Cassie, who is still adolescent (Young Adult Alert), has gone to ground in Buffalo on parental instructions. When she discovers that blank-faced humanoid figures, cartoon exudates of the hypercolony that take on only as much humanity as needed for a particular task, have tracked her down, she goes on the run with her young companions (leaving the fake Buffalo that we in Toronto believed in, because we believed in the ontological density of America), and tries to go to ground in America. But she cannot, the hypercolony’s information net is as pervasive (one must guess) as information itself: which is to say that it is sufficiently complex to manage the phenomenal world in order to keep it from simply fissiparating into infinities of worlds every nanonsecond; which is to say the monsters always know where she’s running.
The story of Burning Paradise, more rousing than Wilson sometimes allows himself, follows the cast from narrow escape to narrow escape, gradually southwards. A guru or two is enlisted. We learn more about the hypercolony, and a parasite that has invaded it, just as (in a sense) it has invaded us. It all ends neatly and, in a sense, calamitously: because once the belljar history we have been dancing to loses the proactive monitor that has kept us from destroying ourselves — once the hypercolony, after it has spasmed new seed into the galaxy and the radio-propagative layer that was its home dissolves and it dies as do most insects after reproducing – Homo sapiens is of course left again to its own dreadful devices, and Paradise burns. By the final pages of the book there is every sign that we have already begun again our disastrous dance across the planet.
This may be the main lesson of the novel, a lesson we’ve heard before, though not I think with the such calm devastatingly sotto voce clarity: that we were not designed to survive our evolutionary success. That, having escaped our niche, we have nothing but ourselves to eat.

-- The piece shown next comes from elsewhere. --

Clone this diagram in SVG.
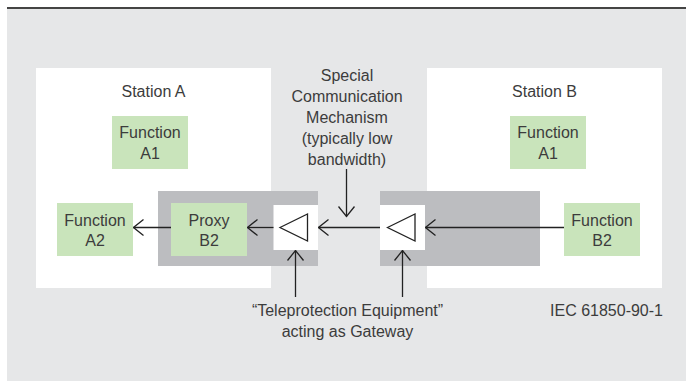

But there is another thread of thought and consequence in this sweet theorem of a book. It is made very clear from very early on that Wilson does not intend us to assume that the hypercolony, comprised of trillions of units, bears any resemblance whatsoever to the anthopocentric superminds so common in early sf when hiveminds were invoked, or in more recent sf when computers magically gain consciousness and become AIs. The hypercolony is not a conscious entity at all. The seeming consciousness of its avatars simply represents an active extrapolation into the meat world of trillions of elementary calculations as bundled through a near infinity of adaptive reiterations into a perfectly adequate imitation of conscious behavior.
Soon enough, it strikes one, what we now call 3D Printers will have become Von Neumann Machines with sensors capable of modifying their output as the external world demands, and capable of reproducing macro goons and meat puppet size avatars and sub-microbial entities by the trillion in order better to fulfill the mission they were built to undertake: to conquer space. Such an ensemble, such an incalculably complex Memory Palace of adaptive imitation, might be called a hypercolony. Burning Paradise is not about that outcome, not exactly.
It does, however, anticipate the universe that will not need flesh.